O Brasil ainda trouxe outra característica peculiar ao movimento. Aqui, a instabilidade política era grande, com uma ditadura militar que enxergava nesses artistas fortes indícios de subversão. “A censura cortou bastante o campo experimental”, diz a professora Heloisa Buarque de Hollanda. “Nossa contracultura teve um feitio diferente da do americano e do francês por causa do viés de resistência, não só ao sistema como também à ditadura. Por isso, os anos 1960 e 1970 foram muito pródigos em novas formas de fazer política”, diz Heloisa. Ela cita o grupo de teatro carioca Asdrúbal Trouxe o Trombone – o mesmo que revelou nomes como Regina Casé e Luiz Fernando Guimarães – entre os que se posicionaram politicamente na época. “Tem também os shows dos Novos Baianos, que cozinhavam no palco, traziam os bebês etc. A diferença entre arte e vida era muito pequena. E tudo isso tinha certo tom de desagravo com a ditadura.
Pôsteres de Bo Diddley, YardBirds e Pink Floyd
Alienação profunda
O movimento que enfrentou a ditadura brasileira também o fez por meio do cinema. Pode-se ver o diálogo na produção underground de Júlio Bressane, como Matou a Família e foi ao Cinema (1969), e Rogério Sganzerla, como O Bandido da Luz Vermelha (1968). A mesma coisa acontecia na pintura, no trabalho de Hélio Oiticica e José Roberto Aguillar. Até o jornalismo teve seu representante, com o lançamento de O Pasquim, terror dos militares. Atualmente, os possíveis frutos do movimento são vistos com certa apreensão por uns e com otimismo por outros.
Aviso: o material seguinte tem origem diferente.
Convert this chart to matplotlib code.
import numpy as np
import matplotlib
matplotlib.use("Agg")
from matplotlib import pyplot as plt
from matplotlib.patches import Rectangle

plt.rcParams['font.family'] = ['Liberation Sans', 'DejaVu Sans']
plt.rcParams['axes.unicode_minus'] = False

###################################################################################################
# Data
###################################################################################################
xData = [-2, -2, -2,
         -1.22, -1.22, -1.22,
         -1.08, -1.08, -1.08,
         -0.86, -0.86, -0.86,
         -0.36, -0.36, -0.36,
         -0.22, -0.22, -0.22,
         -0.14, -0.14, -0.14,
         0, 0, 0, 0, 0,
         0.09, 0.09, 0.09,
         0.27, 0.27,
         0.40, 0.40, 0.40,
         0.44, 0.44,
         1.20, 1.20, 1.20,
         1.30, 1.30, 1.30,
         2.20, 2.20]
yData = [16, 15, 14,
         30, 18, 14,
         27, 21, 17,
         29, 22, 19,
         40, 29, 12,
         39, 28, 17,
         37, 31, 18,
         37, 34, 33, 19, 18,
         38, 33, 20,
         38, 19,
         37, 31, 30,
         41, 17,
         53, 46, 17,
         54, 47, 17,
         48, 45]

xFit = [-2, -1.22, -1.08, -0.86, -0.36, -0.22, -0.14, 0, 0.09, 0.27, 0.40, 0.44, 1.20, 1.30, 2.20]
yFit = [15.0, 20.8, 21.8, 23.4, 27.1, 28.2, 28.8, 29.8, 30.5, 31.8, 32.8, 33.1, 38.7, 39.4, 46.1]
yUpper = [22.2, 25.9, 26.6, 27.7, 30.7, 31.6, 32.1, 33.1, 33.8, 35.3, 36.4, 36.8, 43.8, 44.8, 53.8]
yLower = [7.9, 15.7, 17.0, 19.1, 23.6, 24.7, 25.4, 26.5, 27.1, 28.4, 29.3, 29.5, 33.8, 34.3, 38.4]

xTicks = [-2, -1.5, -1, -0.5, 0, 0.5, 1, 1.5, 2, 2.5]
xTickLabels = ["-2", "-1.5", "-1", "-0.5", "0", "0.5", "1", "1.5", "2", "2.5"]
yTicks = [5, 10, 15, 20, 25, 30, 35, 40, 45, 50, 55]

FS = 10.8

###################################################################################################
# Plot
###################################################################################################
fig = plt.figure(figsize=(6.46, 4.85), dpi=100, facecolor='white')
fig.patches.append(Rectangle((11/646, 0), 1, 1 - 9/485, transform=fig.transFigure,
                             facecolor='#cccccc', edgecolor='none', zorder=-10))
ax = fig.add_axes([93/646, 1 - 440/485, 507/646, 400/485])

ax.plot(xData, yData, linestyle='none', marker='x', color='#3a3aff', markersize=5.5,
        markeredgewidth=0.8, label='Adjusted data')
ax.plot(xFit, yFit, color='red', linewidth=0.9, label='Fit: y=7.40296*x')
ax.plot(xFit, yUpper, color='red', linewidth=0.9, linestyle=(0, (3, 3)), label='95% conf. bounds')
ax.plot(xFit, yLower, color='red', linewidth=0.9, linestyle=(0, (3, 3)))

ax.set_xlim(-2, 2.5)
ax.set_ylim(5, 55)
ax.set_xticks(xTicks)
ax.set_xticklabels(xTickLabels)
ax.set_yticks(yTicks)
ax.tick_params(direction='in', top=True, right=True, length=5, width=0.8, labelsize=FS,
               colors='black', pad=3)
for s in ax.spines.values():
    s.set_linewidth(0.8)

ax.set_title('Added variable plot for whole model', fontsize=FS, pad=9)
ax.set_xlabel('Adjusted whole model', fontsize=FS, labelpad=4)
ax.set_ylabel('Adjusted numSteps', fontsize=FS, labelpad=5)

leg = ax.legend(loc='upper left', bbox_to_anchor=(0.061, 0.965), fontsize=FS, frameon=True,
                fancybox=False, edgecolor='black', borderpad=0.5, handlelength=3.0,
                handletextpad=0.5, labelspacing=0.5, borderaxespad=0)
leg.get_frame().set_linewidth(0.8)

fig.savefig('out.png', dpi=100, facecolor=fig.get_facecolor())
Para Luiz Carlos Maciel, a frase de John Lennon, “o sonho acabou”, é lapidar. “Não vejo muitos resultados do que fizemos naquela época para o Brasil de hoje”, afirma. “Vejo resultados para mim, para o meu aprendizado do valor fundamental da liberdade. Agora, o resto da sociedade permaneceu no que eu considero uma alienação profunda. O sonho acabou, o sonho sempre acaba. O triste é ver que o pesadelo continua.
Já o músico Jorge Mautner não concorda nem com Lennon nem com Maciel. “Hoje tem a contracultura da internet”, anima-se Mautner. “É um número grande de pessoas com muito acesso a qualquer informação, e elas se reúnem em pequenos grupos de acordo com seus interesses; podem facilmente achar sua tribo, organizar encontros, discussões etc. É um meio muito prolífico e, em grande parte, o que a gente gostaria que tivesse acontecido naquele tempo. O sonho está aí, realizado.